We recommend that the agency undertake reasonable efforts to ascertain 
whether it will receive offers from at least two HUBZone concerns and 
award will be made at a fair market price. If the agency's research 
indicates that these conditions are met, the agency should cancel the 
current solicitation and reissue it as a HUBZone set-aside. We also 
recommend that the agency reimburse the protester its costs of filing 
and pursuing the protest, including reasonable attorneys' fees. 
[Footnote 3] 4 C.F.R. § 21.8(d)(1) (2009).  

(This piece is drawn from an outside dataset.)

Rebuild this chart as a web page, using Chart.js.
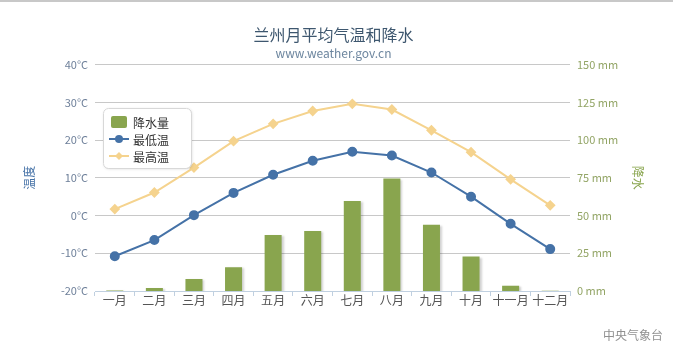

In making our recommendation, we recognize, as the Air Force has noted 
and the DOJ memorandum indicates, that the recommendations in our bid 
protest decisions are not binding on Executive Branch agencies. Small 
Business Admin.--Recon., supra, at 5 (citing Bowsher v. Synar, 478 
U.S. 714, 727-32 (1986)). This fact, however, does not affect our 
statutory obligation to decide protests concerning alleged violations 
of procurement statutes and regulations. See 31 U.S.C. § 3552 (2006). 
We have clearly stated our view on the proper interpretation of the 
HUBZone statute, and we recognize that the Executive Branch has 
resolved to apply its own, contrary interpretation of the HUBZone 
statute. Accordingly, absent some change in the statutory scheme, 
Executive Branch policy, or a contrary decision by the United States 
Court of Appeals for the Federal Circuit in connection with the 
Justice Department's appeal of the decision in Mission Critical 
Solutions v. United States, supra, we will decide future protests 
raising the issue here in an expedited and summary manner, in the 
interest of reducing the costs associated with filing and pursuing 
such protests.  

The protest is sustained.  

Lynn H. Gibson: 
Acting General Counsel:  

[End of section]  

Comptroller General of the United States: 
United States Government Accountability Office: 
Washington, DC 20548:  

Decision:  

Matter of: Rice Services, Inc.  

File: B-402966.2:  

Date: September 16, 2010:  

William R. Purdy, Esq., Bradley Arant Boult Cummings LLP, for the 
protester. Helen J.S. White, Esq., Defense Commissary Agency, for the 
agency. 
Eric M. Ransom, Esq., and Christine S. Melody, Esq., Office of the 
General Counsel, GAO, participated in the preparation of the decision.  

Digest:  

In accordance with DGR Assocs., Inc., B-402494, May 14, 2010, 2010 CPD 
11 115, protest is summarily sustained where contracting agency 
declined to consider whether to set aside solicitation for competition 
limited to Historically Underutilized Business Zone small business 
concerns in reliance on the August 21, 2009 Memorandum Opinion by the 
Office of the Deputy Assistant Attorney General, Office of Legal 
Counsel, Department of Justice.  

Decision:  

Rice Services, Inc., of Smithville, Tennessee, a Historically 
Underutilized Business Zone (HUBZone) small business concern, protests 
the terms of solicitation No. HDEC08-10-R-0018, issued as a set-aside 
for service-disabled veteran-owned small business concerns (SDVOSBC) 
by the Defense Commissary Agency (DeCA) for shelf stocking and 
custodial services at the Davis-Monthan Air Force Base Commissary.  

We sustain the protest.  

DeCA issued the solicitation on July 30, 2010, as a total set-aside 
for SDVOSBCs. Rice Services filed this protest on August 16, arguing 
that the procurement should instead be set aside for competition 
limited to HUBZone small business concerns. In this regard, Rice 
Services asserts that the conditions for a mandatory HUBZone set-aside 
exist, citing the HUBZone statute, 15 U.S.C. § 657a, Federal 
Acquisition Regulation (FAR) § 19.1305(a), and our decision in DGR 
Assocs., Inc., B-402494, May 14, 2010, 2010 CPD 1f 115.  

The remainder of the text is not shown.